Like in the ‘70s when everybody had a trail 70 Honda or whatever.
It was a very popular trend for kids to ride mini bikes. And I think if we could get that trend again, catch that wave, it would make us massive. I think the things that maybe stalled out a little bit maybe is cell phones and internet and those type things that maybe occupy kids more so. When we were kids I know we had TV, I watched Gilligan’s Island all the time or whatever, but still kids had a mini bike and wanted to go do that. I do think supercross is the strongest series for motorcycles, period. I wish there was more of an opportunity, because that stops in May. I wish there was a way we could draw more attention to the outdoors series to elevate it. At that point it’s an enthusiast-based series but it would be cool to make it a 50,000 spectator-one. I think if we could do that then we could bring in more outside. And we need to do that too. Somehow we need to look amongst our groups and bring in more outside money, attract companies to our sport.
Are you like me and think that when you look at a NASCAR race, why aren’t those sponsors saying, “We want to get involved in motorcycle racing at a fraction of the price?”
I think that’s their fault. That’s bad on those companies for not looking at our sport more, because our demographic is way better. We’re young, affluent, active, willing to spend money. I think our demographic is fantastic. I’m not saying NASCAR’s is bad. Let’s use Tide since they don’t have anybody anymore, but if there was a sponsor like that, and to do NASCAR they’re spending $15 million, let’s say. To me, if I was in charge of that money, I’d say, “Well, you’re going to do it for $14 million. We’re going to put some in this motocross thing. 1/15th of the money going to a Cup NASCAR team will go to motorcycles. And the reason we’re going to do that is we’re going to go after more skews of demographics.” In order to get them to do that somebody has to have the vision of it or believe in it, so it’s hard.
For what they’re giving these NASCAR teams, you could break off a small little chunk of that, and you’re not going to get a giant hood of a car but you’re going to get decent numbers.

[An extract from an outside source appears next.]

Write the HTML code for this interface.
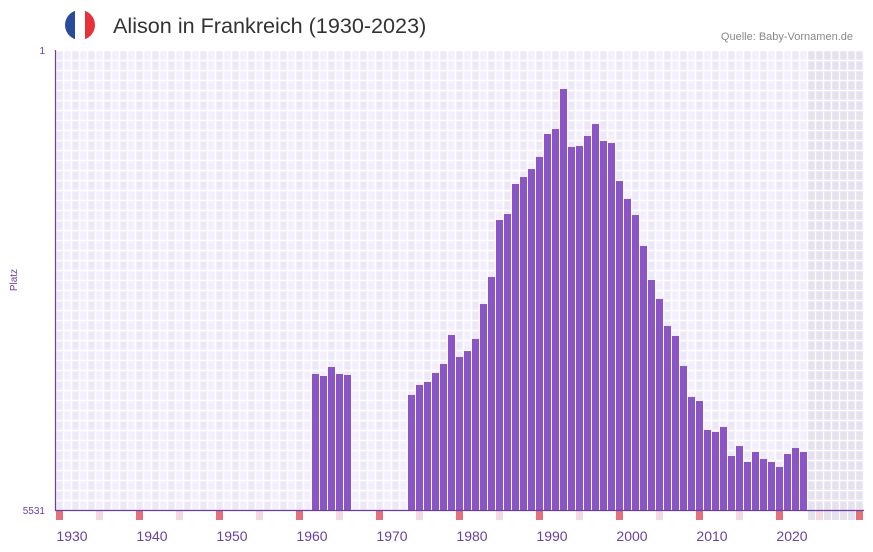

Gibbs is doing it with Toyota. He’s the Toyota NASCAR team. They just won a championship this year. Coach [Joe Gibbs] has Toyota on their dirt bike. And then the Toyota truck commercials are all [Justin] Barcia keeps running out of gas. My kids are like, why does he always run out of gas? But that’s good because now you’ve got NASCAR people, you’ve got motocross people. They’re selling trucks through it. All that I think is the way we need to network this thing slowly more together. It’s difficult. Is it the supercross promoters that need to do a little bit better job or is it the outdoor promoters that need to do a little bit better job? Or is it the teams? And what really needs to happen in my opinion too, and I do believe this, I think somehow we need to raise the purse money because we can’t advertise that a guy wins a supercross and makes twelve grand. That is not exciting to an outsider to the sport. When you watch a NASCAR race they say that guy just made 1.2 million bucks.
The problem with it is you change the payout structure so that the guys that win make a lot, but down on the very end don’t get anything, which is bad because they want to bleed that money down so the privateer can keep going. So I don’t know. We take a decent pot and we sliver it up so much that it’s a problem. And what everybody doesn’t realize is that the manufacturers really pay the majority of the money. I brought this up a long time ago. Manufacturers can’t help but screw each other. If they would all chip in money to a pool, you’ve got KTM, Husky, Yamaha, Honda, Suzuki, and Kawi—that’s six. If they all put in a million dollars you’d have a six million dollar purse. Get Feld to put in some too. Maybe you could raise a total of 10. And then don’t pay the team bonuses; pay it in purse. And then all of a sudden you could advertise that the guy that won…imagine if every supercross that you could win was 200 grand? You’d have some racing going on those last five laps.